The Land of the Enlightened
Ook The Land of the Enlightened, de eerste lange film van de Belgische fotograaf Pieter-Jan De Pue is bij vlagen bloedmooi, maar op een heel andere manier. Fotoreportages in Afghanistan zetten De Pue op het spoor van kinderen die in dat kapotgemaakte land onder harde omstandigheden overleven. The Land of the Enlightened is een mengvorm van documentaire en fictie, heen en weer zwervend tussen Amerikaanse soldaten en een bende kinderen die handelt in opium, edelsteen en uitgegraven landmijnen. Dat tegen een achtergrond van mythische verhalen en adembenemende landschappen.
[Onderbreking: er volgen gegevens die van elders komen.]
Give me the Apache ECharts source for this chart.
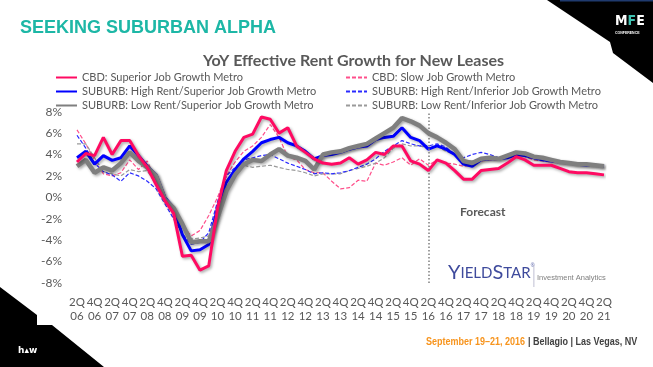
<!DOCTYPE html>
<html><head><meta charset="utf-8">
<script src="https://cdn.jsdelivr.net/npm/echarts@6/dist/echarts.min.js"></script>
<style>html,body{margin:0;padding:0;background:#fff}#c{width:653px;height:367px}</style>
</head><body><div id="c"></div>
<script>
// Quarterly categories 2Q06 .. 2Q21
const quarters = [];
(function(){ let q=2, y=6; for(let i=0;i<61;i++){ quarters.push(q+'Q'+String(y).padStart(2,'0')); q++; if(q>4){q=1;y++;} } })();

const cbdSuperior = [3.3,4.1,3.9,5.6,4.0,5.3,5.3,3.9,2.8,1.2,-0.3,-1.5,-5.5,-5.4,-6.8,-6.4,-1.0,2.5,4.3,5.6,5.9,7.5,7.3,6.0,6.5,4.8,4.2,3.6,3.2,3.1,3.2,3.7,3.1,3.5,4.2,4.0,4.8,4.8,3.4,3.1,2.5,3.5,3.2,2.5,1.7,1.7,2.5,2.6,2.7,3.2,3.8,3.5,3.0,3.0,3.0,2.7,2.4,2.3,2.3,2.2,2.1];
const cbdSlow = [6.3,5.0,3.5,2.2,2.0,2.3,3.5,2.6,3.4,1.5,0.0,-1.2,-2.6,-3.6,-3.1,-1.7,0.0,2.0,3.3,4.3,4.8,5.6,6.8,5.6,3.8,3.5,2.6,2.3,2.3,1.5,0.8,0.9,1.6,1.5,3.2,3.0,3.3,3.7,3.0,3.6,3.0,3.5,3.2,3.1,2.9,3.0,3.4,3.5,3.5,3.8,4.0,3.8,3.5,3.4,3.3,3.2,3.1,3.0,3.0,2.9,2.9];
const subHighSup = [3.7,4.3,3.1,3.9,3.45,3.7,4.8,3.9,2.9,2.1,0.0,-1.0,-3.5,-5.0,-4.9,-4.4,-1.0,1.4,2.6,3.6,4.3,5.1,5.4,5.6,5.1,4.8,4.3,3.6,3.9,4.0,4.2,4.5,4.7,4.8,5.4,5.6,5.7,6.5,5.6,5.3,4.5,4.8,4.5,4.0,3.1,2.9,3.5,3.6,3.6,3.7,4.0,3.9,3.7,3.5,3.4,3.3,3.2,3.1,3.0,3.0,2.9];
const subLowSup = [2.9,3.5,2.3,2.8,2.5,3.2,4.2,3.4,2.8,2.0,-0.2,-1.0,-2.5,-4.2,-4.1,-4.1,-1.9,0.6,2.1,3.1,3.5,3.4,4.0,4.5,3.9,3.7,3.4,2.6,4.0,4.2,4.3,4.6,4.8,5.0,5.5,6.0,6.5,7.4,7.1,6.7,6.0,5.6,5.1,4.5,3.4,3.2,3.6,3.7,3.6,3.9,4.2,4.1,3.8,3.7,3.5,3.3,3.2,3.1,3.1,3.0,2.9];
const subHighInf = [5.8,4.6,3.2,2.4,2.1,1.5,2.3,2.0,1.5,0.8,-0.6,-2.0,-3.4,-4.4,-4.2,-3.3,-0.4,2.0,2.8,3.5,3.7,3.9,4.0,3.6,3.2,2.9,2.6,2.2,2.3,2.2,2.3,2.5,2.8,3.1,3.6,4.3,4.8,5.3,5.0,4.8,4.8,5.0,4.7,4.0,3.7,4.0,4.2,4.0,3.7,3.7,4.0,4.0,3.7,3.5,3.4,3.3,3.2,3.1,3.0,3.0,2.9];
const subLowInf = [5.0,5.0,3.7,2.4,2.2,2.0,2.6,2.4,2.5,1.2,-0.4,-1.5,-2.8,-3.9,-3.8,-3.6,-1.0,1.5,2.5,3.0,2.8,2.9,3.0,2.8,2.6,2.5,2.3,2.0,2.2,2.2,2.2,2.5,2.7,2.9,3.2,3.7,4.6,5.0,4.8,4.8,4.6,4.8,4.3,4.0,3.4,3.4,3.6,3.6,3.6,3.8,4.1,3.9,3.7,3.5,3.4,3.3,3.2,3.1,3.0,3.0,2.9];
const forecastStart = '2Q16';
const yTicks = {min:-8, max:8, step:2};

const names = ['CBD: Superior Job Growth Metro','CBD: Slow Job Growth Metro','SUBURB: High Rent/Superior Job Growth Metro','SUBURB: High Rent/Inferior Job Growth Metro','SUBURB: Low Rent/Superior Job Growth Metro','SUBURB: Low Rent/Inferior Job Growth Metro'];

const FONT = 'Lato, "Open Sans", sans-serif';
const txt = '#595959';
const shadow = {shadowColor:'rgba(0,0,0,0.35)', shadowBlur:3, shadowOffsetX:1.5, shadowOffsetY:1.5};

function solid(name, data, color, width, z){
  return {name, type:'line', data, symbol:'none', showSymbol:false, z,
    lineStyle:Object.assign({color, width}, shadow), itemStyle:{color}};
}
function dashed(name, data, color, z){
  return {name, type:'line', data, symbol:'none', showSymbol:false, z,
    lineStyle:{color, width:1.2, type:[4,2]}, itemStyle:{color}};
}
const legendCommon = {orient:'vertical', top:72, padding:0, itemWidth:21, itemHeight:10, itemGap:3,
  itemStyle:{opacity:0, borderWidth:0}, textStyle:{color:txt, fontSize:11, fontFamily:FONT}};

const chart = echarts.init(document.getElementById('c'), null, {renderer:'canvas'});
chart.setOption({
  animation:false,
  backgroundColor:'#fff',
  title:[
    {text:'SEEKING SUBURBAN ALPHA', left:20, top:19, padding:0, textStyle:{color:'#1DB7A6', fontSize:18, fontWeight:'bold', fontFamily:'"Liberation Sans", Arial, sans-serif'}},
    {text:'YoY Effective Rent Growth for New Leases', left:198, top:48, textStyle:{color:txt, fontSize:16, fontWeight:'bold', fontFamily:FONT}}
  ],
  legend:[
    Object.assign({left:55, data:[names[0],names[2],names[4]]}, legendCommon),
    Object.assign({left:345, data:[names[1],names[3],names[5]]}, legendCommon)
  ],
  grid:{left:77, right:49, top:111.7, bottom:84, containLabel:false},
  xAxis:{type:'category', data:quarters, boundaryGap:false,
    axisLine:{show:false}, axisTick:{show:false}, splitLine:{show:false},
    axisLabel:{interval:1, color:txt, fontSize:11.5, fontFamily:FONT, lineHeight:14, margin:12,
      formatter:v=>v.slice(0,2)+'\n'+v.slice(2)}},
  yAxis:{type:'value', min:yTicks.min, max:yTicks.max, interval:yTicks.step,
    axisLine:{show:false}, axisTick:{show:false}, splitLine:{show:false},
    axisLabel:{color:txt, fontSize:12, fontFamily:FONT, margin:15, formatter:'{value}%'}},
  series:[
    dashed(names[1], cbdSlow, '#FF4F8B', 2),
    dashed(names[3], subHighInf, '#2A2AFF', 3),
    dashed(names[5], subLowInf, '#9A9A9A', 2),
    solid(names[2], subHighSup, '#0000FF', 3, 4),
    solid(names[4], subLowSup, '#7F7F7F', 4.5, 5),
    Object.assign(solid(names[0], cbdSuperior, '#FF0A62', 3, 6), {
      markLine:{silent:true, symbol:'none', label:{show:false},
        lineStyle:{color:'#7f7f7f', width:1.5, type:[1.5,2], shadowBlur:0, shadowOffsetX:0, shadowOffsetY:0},
        data:[{xAxis:forecastStart}]}
    })
  ],
  graphic:{elements:[
    {id:'tr', type:'polygon', z:100, shape:{points:[[547,0],[653,0],[653,83],[613,53],[610,42]]}, style:{fill:'#000'}},
    {id:'trline', type:'rect', z:101, shape:{x:560,y:0,width:93,height:1.5}, style:{fill:'#1F3A6E'}},
    {id:'mfe', type:'text', x:615, y:14, z:102, style:{text:'{m|M}{f|F}{m|E}', rich:{m:{fill:'#fff',fontSize:14,fontWeight:'bold',fontFamily:'"DejaVu Sans Condensed", sans-serif'}, f:{fill:'#3FC1B0',fontSize:14,fontWeight:'bold',fontFamily:'"DejaVu Sans Condensed", sans-serif'}}}},
    {id:'conf', type:'text', x:615, y:31, z:102, style:{text:'CONFERENCE', fill:'#fff', fontSize:3.5, fontWeight:'bold', fontFamily:'sans-serif'}},
    {id:'bl', type:'polygon', z:100, shape:{points:[[0,287],[37,315],[37,325],[52,325],[104,367],[0,367]]}, style:{fill:'#000'}},
    {id:'hw', type:'text', x:18, y:346, z:102, style:{text:'h\u25B4w', fill:'#fff', fontSize:9, fontWeight:'bold', fontFamily:'"DejaVu Sans", sans-serif'}},
    {id:'fc', type:'text', x:460, y:206, z:102, style:{text:'Forecast', fill:txt, fontSize:12, fontWeight:'bold', fontFamily:FONT}},
    {id:'ys', type:'text', x:448, y:263, z:102, style:{text:'{b|Y}{s|IELD}{b|S}{s|TAR}{r|®}', rich:{b:{fill:'#3E4A9C',fontSize:20,fontFamily:'Lato, sans-serif'}, s:{fill:'#3E4A9C',fontSize:15,fontFamily:'Lato, sans-serif'}, r:{fill:'#3E4A9C',fontSize:5,verticalAlign:'top'}}}},
    {id:'ysl', type:'rect', z:102, shape:{x:533.5,y:265,width:0.8,height:22}, style:{fill:'#B0B0C8'}},
    {id:'ia', type:'text', x:537, y:274, z:102, style:{text:'Investment Analytics', fill:'#808080', fontSize:7.5, fontFamily:'"Liberation Sans", Arial, sans-serif'}},
    {id:'ft', type:'text', x:426, y:336, scaleX:0.9, z:102, style:{text:'{o|September 19\u201321, 2016} {g|| Bellagio | Las Vegas, NV}', rich:{o:{fill:'#F7941D',fontSize:10,fontWeight:'bold',fontFamily:'"Liberation Sans", sans-serif'}, g:{fill:'#404040',fontSize:10,fontWeight:'bold',fontFamily:'"Liberation Sans", sans-serif'}}}}
  ]}
});
</script></body></html>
Leunt nogal op het soort exotiek dat we ook kennen van andere in dergelijke streken gedraaide films, en een iets sterker verhalend lijntje had geen kwaad gekund, maar niettemin: een volwassen debuut dat onder vaak moeilijke omstandigheden tot stand kwam.
La última tierra
Het is eigenlijk in veel opzichten de tegenpool van La última tierra, een mede met Nederlands geld tot stand gekomen Paraguayaanse verbeelding van dood en rouw die jammer genoeg te veel in zijn stugge vormkeus blijft steken. Pablo Lamar bedient zich van een dwingend minimalisme dat in theorie de kijker in een meditatieve stemming zou kunnen brengen, maar het tegendeel kan ook heel goed. Een oude man zit aan het sterfbed van zijn vrouw, wast na haar dood het lichaam, steekt een spade in de grond en zal zich na lang uitstel van emotie tenslotte toch overgeven aan zijn verdriet. Dit is alsnog een krachtig slotbeeld na een lange oefening in geduld met niet bijzonder aansprekende shots die gemiddeld zo’n twee minuten duren. Compromisloos en gedurfd allicht, maar ook een arthousecliché dat wat mij betreft te veel de aandacht op zichzelf vestigt, hoe serieus, belangrijk en menselijk het onderwerp ook is.
Where I Grow Old
Dan beleefde ik aanzienlijk meer plezier aan Maríla Rocha’s Where I Grow Old (Brazilië), een charmante, met veel gevoel en precisie gemaakte slice of life over twee jonge vrouwen die in Brazilië elkaars levenspad kruisen. Met de warm en levendig neergezette stad Belo Horizonte als toonzettende locatie tekent Rocha hun twijfels, verwachtingen en eigenaardigheden voor ons uit. Aansprekend en levensecht, zonder dat er al te veel drama of uitleg aan te pas komt. Dat Rocha een documentaire-achtergrond heeft is duidelijk te merken, maar ook dat ze mooie dingen doet met non-professionele acteurs. Een bescheiden film die we niet groter moeten maken dan het is, maar wel van een talent dat het verdient om meer kansen te krijgen.